Abstract: Two-Part Modeling Approach to Mediation Analysis for Semi-Continuous Outcomes (Society for Prevention Research 26th Annual Meeting)

233 Two-Part Modeling Approach to Mediation Analysis for Semi-Continuous Outcomes

Schedule:
Wednesday, May 30, 2018
Columbia A/B (Hyatt Regency Washington, Washington, DC)
* noted as presenting author
JeeWon Cheong, PhD, Associate Professor, University of Florida, Gainesville, FL
Soyeon Jung, MS, Data Analyst, University of Florida, Gainesville, FL
Sang Don Lim, MA, Graduate Student, Sungkyunkwan University, Seoul, Korea, Republic of (South)
Introduction Many outcomes in health research are semi-continuous: A substantial number of participants have a response value of 0, with the rest having some positive response values. For example, in a national survey on alcohol use, 67% of adolescents aged 12 to 20 years reported no alcohol use in the past month, while the rest 33% drank some amount of alcohol (Kann et al., 2016). Despite such distributional properties, semi-continuous variables are often treated as continuous or dichotomized, potentially resulting in inflated Type I error rates, low statistical power, and inaccurate confidence intervals. Two-part modeling is appropriate to handle semi-continuous variables, as it allows for investigating two separate but correlated processes: one distinguishing zero from non-zero responses and the other determining the level of non-zero responses. The number of empirical studies using two-part modeling has been increasing, but it has not been applied to mediation analysis. We conducted a simulation study to examine biases, Type I error rates, and statistical power of two-part modeling approach to mediation analysis.

Methods Data generation and statistical analysis were conducted in R 3.3.3. The independent and mediating variables were generated as continuous variables from normal distributions. The outcome variable was generated as a semi-continuous count variable, using binomial and zero-truncated Poisson distributions. Under each of 18 simulation conditions varied by sample sizes and effect sizes, we generated 1000 samples and derived power and Type I error rates defined at 0.05. To fit the two-part model to the generated data, the hurdle function in the pscl package was used. As the outcome variable was semi-continuous, mediated effects were calculated in two parts: (1) model for zero vs. non-zero outcome values, i.e., binary process mediated effect, and (2) model for non-zero outcome values, i.e., count process mediated effect.
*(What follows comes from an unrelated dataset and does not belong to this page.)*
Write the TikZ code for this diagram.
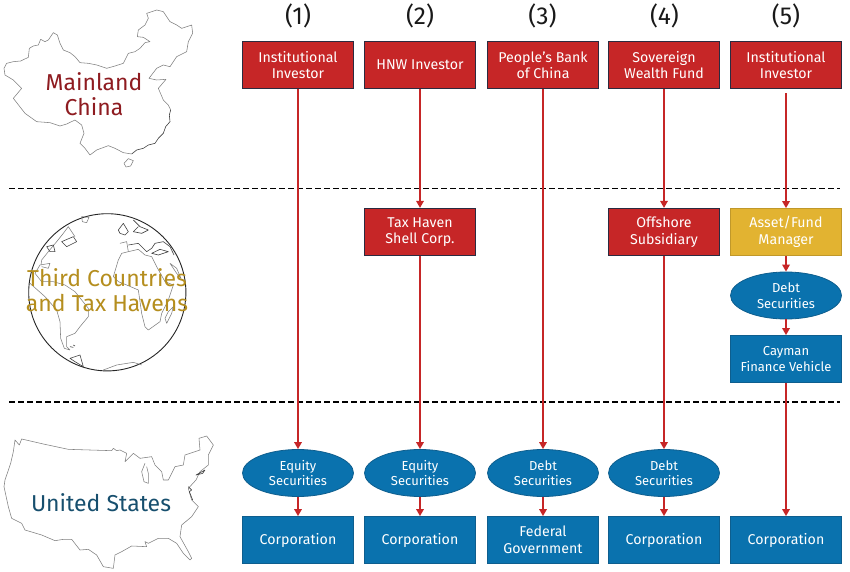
\documentclass[tikz,border=0pt]{standalone}
\usepackage{fontspec}
\setmainfont{Fira Sans}
\usetikzlibrary{arrows.meta,shapes.geometric}
\definecolor{cred}{HTML}{C62627}
\definecolor{cnavy}{HTML}{2B2B40}
\definecolor{cblue}{HTML}{0A72AE}
\definecolor{cblueline}{HTML}{0E5E8E}
\definecolor{cgold}{HTML}{E2B331}
\definecolor{ctitlered}{HTML}{8E1B20}
\definecolor{ctitlegold}{HTML}{B58E1E}
\definecolor{ctitleblue}{HTML}{174F6E}
\tikzset{
  x=1pt,y=-1pt,
  boxbase/.style={minimum width=111pt,minimum height=47pt,inner sep=0pt,align=center,text=white,font=\fontsize{14.2}{16.5}\selectfont},
  redbox/.style={boxbase,fill=cred,draw=cnavy,line width=1.2pt},
  goldbox/.style={boxbase,fill=cgold,draw=cgold!85!black,line width=.8pt},
  bluebox/.style={boxbase,fill=cblue,draw=cblueline,line width=.8pt},
  sec/.style={ellipse,minimum width=111pt,minimum height=47pt,inner sep=0pt,align=center,text=white,fill=cblue,draw=cblueline,line width=.8pt,font=\fontsize{13}{15.5}\selectfont},
  flow/.style={draw=cred,line width=1.6pt,-{Triangle[length=7pt,width=7.5pt]}},
  divider/.style={black,line width=1.1pt,dash pattern=on 5.5pt off 3.5pt},
  mapline/.style={draw=black!50,line width=.55pt,line join=round},
  maplinedark/.style={draw=black!75,line width=.6pt,line join=round},
  heading/.style={font=\fontsize{24.5}{28}\selectfont,text=black!90},
  region/.style={align=center,inner sep=0pt},
}
\newcommand{\onerow}[1]{\raisebox{-3pt}{#1}}
\begin{document}
\begin{tikzpicture}
\useasboundingbox (0,0) rectangle (850,572);
\fill[white] (0,0) rectangle (850,572);
% China
\begin{scope}[scale=1/3]
\draw[mapline] (12,205)--(20,190)--(40,185)--(62,183)--(85,172)--(88,145)--(100,138)--(115,135)--(122,118)--(135,125)--(145,120)--(160,98)--(172,105)--(180,130)--(190,150)--(210,158)--(225,170)--(240,188)--(265,190)--(290,195)--(320,205)--(345,198)--(370,190)--(385,160)--(405,155)--(420,145)--(435,128)--(450,125)--(430,112)--(412,110)--(415,90)--(435,75)--(445,55)--(440,40)--(470,30)--(490,35)--(500,50)--(510,65)--(530,75)--(545,85)--(575,75)--(578,100)--(565,125)--(560,155)--(530,170)--(510,200)--(490,195)--(470,205)--(447,235)--(470,240)--(498,238)--(475,265)--(490,300)--(505,315)--(512,330);
\draw[maplinedark] (512,330)--(508,345)--(510,365)--(497,380)--(490,400)--(475,415)--(465,430)--(445,435)--(430,445)--(410,450)--(395,462);
\draw[mapline] (395,462)--(370,458)--(345,445)--(325,437)--(290,450)--(270,465)--(255,445)--(240,430)--(252,400)--(245,375)--(225,360)--(200,372)--(180,378)--(150,368)--(110,365)--(75,340)--(40,295)--(65,265)--(40,240)--(15,225)--(12,205);
\draw[mapline] (372,490)--(385,476)--(400,482)--(392,498)--(378,501)--cycle;
\end{scope}
% Globe
\draw[black!85,line width=.9pt] (107.3,292.3) circle (78.6);
% the Americas
\begin{scope}[shift={(25,210)},scale=1/3]
\draw[mapline] (30,190)--(50,215)--(85,215)--(120,225)--(150,245)--(190,295)--(190,320)--(165,350)--(150,370)--(125,380)--(125,410)--(135,420)--(118,415)--(107,385)--(105,335)--(95,300)--(60,260)--(15,220);
\draw[mapline] (30,190)--(45,165)--(75,160)--(70,175)--(50,170);
\draw[mapline] (48,165)--(50,150)--(70,125)--(95,95)--(115,70)--(130,50)--(150,80);
\draw[maplinedark] (65,110)--(85,105)--(90,125)--(75,125)--cycle (110,95)--(145,80)--(155,95)--(125,110)--cycle;
\draw[mapline] (170,20)--(192,22)--(185,38)--(172,35)--cycle;
\draw[maplinedark] (135,445)--(165,435)--(175,470)--(150,455)--cycle;
\draw[maplinedark] (135,410)--(145,412) (145,405)--(150,408);
\end{scope}
% Africa, Europe, Arabia
\begin{scope}[shift={(105,210)},scale=1/3]
\draw[mapline] (40,150)--(50,130)--(70,125)--(100,118)--(120,135)--(140,140)--(155,170)--(180,215)--(205,225)--(190,270)--(170,310)--(165,335)--(130,360)--(120,350)--(110,310)--(100,240)--(65,225)--(40,215)--(25,200)--cycle;
\draw[mapline] (190,305)--(205,290)--(200,310)--(185,340)--(180,325)--cycle;
\draw[maplinedark] (40,60)--(55,40)--(70,65)--(60,75)--(45,70)--cycle;
\draw[maplinedark] (85,30)--(105,50)--(130,60)--(110,70)--(85,65)--(100,50);
\draw[mapline] (45,100)--(65,95)--(70,125);
\draw[maplinedark] (70,105)--(100,100)--(125,125)--(140,115)--(150,100)--(175,95)--(195,110)--(207,135);
\draw[maplinedark] (140,130)--(165,118)--(190,125)--(160,135)--cycle;
\draw[mapline] (195,160)--(215,175)--(228,205)--(215,190)--cycle;
\end{scope}
\begin{scope}[shift={(0,190)},scale=1/3]
\draw[mapline] (310,540)--(350,525)--(400,517)--(425,525);
\end{scope}
% US
\begin{scope}[shift={(0,420)},scale=1/3]
\draw[mapline] (40,95)--(45,60)--(58,75)--(65,57)--(130,72)--(205,88)--(335,92)--(340,85)--(350,92)--(360,90)--(380,100)--(375,125)--(400,100)--(420,115)--(455,110)--(465,135)--(485,155)--(490,180)--(505,180)--(525,140)--(550,135)--(555,105)--(600,90)--(597,55)--(620,48)--(640,75)--(625,105)--(625,135)--(600,155)--(588,180)--(565,205)--(575,240)--(595,260)--(575,290)--(545,315)--(540,350)--(565,395)--(575,415)--(570,420)--(550,400)--(530,370)--(505,355)--(475,355)--(445,370)--(435,365)--(440,380)--(395,378)--(365,395)--(345,405)--(340,445)--(310,440)--(290,405)--(265,388)--(240,390)--(215,358)--(190,358)--(165,362)--(125,345)--(75,330)--(65,310)--(35,295)--(25,260)--(12,200)--(15,180)--(32,130)--cycle;
\draw[mapline] (435,130)--(425,155)--(432,185)--(445,190)--(445,160)--(440,140);
\draw[maplinedark] (588,165)--(615,150)--(608,160)--cycle;
\draw[maplinedark] (565,200)--(575,210)--(568,215)--(578,240);
\end{scope}
% Region labels
\node[region,text=ctitlered,font=\fontsize{23}{25.5}\selectfont] (china) at (94,94) {Mainland\\China};
\node[region,text=ctitlegold,font=\fontsize{23}{25}\selectfont] (third) at (107,290.5) {Third Countries\\and Tax Havens};
\node[region,text=ctitleblue,font=\fontsize{23}{26}\selectfont] (us) at (101,503) {United States};
% Dividers
\draw[divider] (9,188.5)--(840,188.5);
\draw[divider] (9,402)--(840,402);
% Headings
\node[heading] (h1) at (298,16) {(1)};
\node[heading] (h2) at (420,16) {(2)};
\node[heading] (h3) at (542.5,16) {(3)};
\node[heading] (h4) at (664.5,16) {(4)};
\node[heading] (h5) at (786,16) {(5)};
% Top row
\node[redbox] (a1) at (298,65) {Institutional\\Investor};
\node[redbox] (a2) at (420,65) {\onerow{HNW Investor}};
\node[redbox] (a3) at (543,65) {People’s Bank\\of China};
\node[redbox] (a4) at (664,65) {Sovereign\\Wealth Fund};
\node[redbox] (a5) at (786,65) {Institutional\\Investor};
% Middle row
\node[redbox] (b2) at (420,232) {Tax Haven\\Shell Corp.};
\node[redbox] (b4) at (664,232) {Offshore\\Subsidiary};
\node[goldbox] (b5) at (786,232) {Asset/Fund\\Manager};
\node[sec] (c5) at (786,295.5) {Debt\\Securities};
\node[bluebox,font=\fontsize{13}{15.5}\selectfont] (d5) at (786,359) {Cayman\\Finance Vehicle};
% Securities
\node[sec] (s1) at (298,473) {Equity\\Securities};
\node[sec] (s2) at (420,473) {Equity\\Securities};
\node[sec] (s3) at (543,473) {Debt\\Securities};
\node[sec] (s4) at (664,473) {Debt\\Securities};
% Bottom row
\node[bluebox] (e1) at (298,540) {\onerow{Corporation}};
\node[bluebox] (e2) at (420,540) {\onerow{Corporation}};
\node[bluebox] (e3) at (543,540) {Federal\\Government};
\node[bluebox] (e4) at (664,540) {\onerow{Corporation}};
\node[bluebox] (e5) at (786,540) {\onerow{Corporation}};
% Connectors
\draw[flow] (a1)--(s1);
\draw[flow] (s1)--(e1);
\draw[flow] (a2)--(b2);
\draw[flow] (b2)--(s2);
\draw[flow] (s2)--(e2);
\draw[flow] (a3)--(s3);
\draw[flow] (s3)--(e3);
\draw[flow] (a4)--(b4);
\draw[flow] (b4)--(s4);
\draw[flow] (s4)--(e4);
\draw[flow,shorten <=4pt] (a5)--(b5);
\draw[flow] (b5)--(c5);
\draw[flow] (c5)--(d5);
\draw[flow] (d5)--(e5);
\end{tikzpicture}
\end{document}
Results Simulation results showed that Type I error rates were lower than 0.05 under sample sizes below 500, for both binary and count process mediated effects, regardless of effect sizes. When the sample size reached 1000, Type I error rates were close to 0.05 for medium and large effects. Statistical power was low for the binary process mediated effect: For medium and large effects, sample size needed to have statistical power greater than 0.80 was 500 and 300, respectively. Under small effect size condition, sample size greater than 1000 was needed. For the count process mediated effects, sample size needed for power greater than 0.80 was 100 and 50 for medium and large effects, respectively. For small effect size, sample size greater than 300 was needed. Biases and relative biases were below 10% under all conditions.

Conclusion Two-part modeling approach to mediation analysis is useful for testing mediated effects in the presence of semi-continuous outcome variables, as it takes into account the distributional property of the outcome variable and provides detailed information about mediating mechanisms (binary and count process mediated effects). However, larger sample size is needed for acceptable statistical power for estimating mediated effects, especially for the binary process.